QR Codes can ‘expand the experience’ of genealogists
|SALT LAKE CITY — Quick Response Codes have been cropping up on movie posters, restaurant windows, store and library shelves — and headstones at cemeteries.
“Genealogical Uses for QR Codes,” a presentation on Feb. 3 at this year’s RootsTech Family History Technology Conference by High-Definition Genealogy founder Thomas MacEntee, brought to light some ways these codes can be used in family history efforts.
“I’m seeing them more and more every time I turn around, so I think they are becoming more popular,” MacEntee said during the presentation about the black and white squares with a boxy design in them.
QR Codes are convenient, he said, for linking to large amounts of information or information where there isn’t space or the means to display it.
“Say you’re visiting a historical site,” MacEntee said. “It’s not practical to embed a video screen at that site, but with a QR Code you can put it on someone’s smartphone and they can access the video.”
To use a QR Code, a person must have a smart device with a camera, a QR Code-reading application on that device, and an Internet connection to access the content the code links to.
Some of the genealogical uses MacEntee identified for QR Codes are linking to family trees, providing citation information at the bottom of a document and for referring people to particular pages in research databases.
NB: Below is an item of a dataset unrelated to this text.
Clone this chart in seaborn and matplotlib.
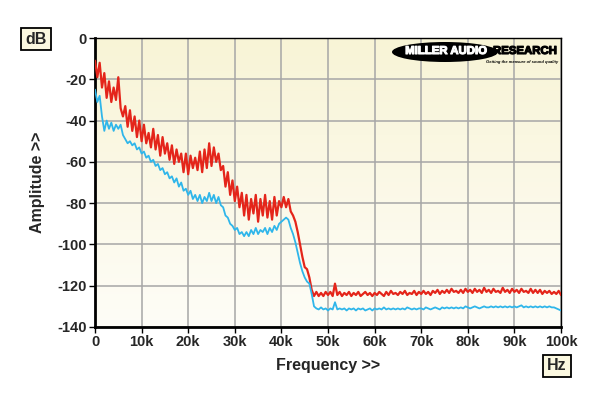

The biggest current use for using QR Codes in family history, MacEntee said, is applying them to headstones to provide a way for people to access further memorial information.
“It’s impractical to have a family tree on the gravestone for that person, but you can actually have a memorial that you (access with) that QR Code,” MacEntee said. The memorials could have things such as pictures, videos clips, life stories or obituaries.
Andrew McDonald, of Provo, is the president of QR Memorials, a company that makes QR Code plaques for headstones and hosts memorial websites linked to by the codes. He has made plaques for the headstones of his brother and one of his grandparents.
“I think putting QR Codes on a headstone (provides a) richer experience for not only the people who are scanning the code and learning about the family history of that person but also for the family itself, to have a more fulfilling memorial experience,” McDonald said.
While newer technology may come out and overtake the QR Code, he said, it doesn’t mean that the older technology won’t work. The memorial websites will still be around, and if a new way of linking to the sites is introduced, the plaques can be replaced.
But for as long as QR Codes are in use, “it’s going to be a good experience memorializing that person,” McDonald said.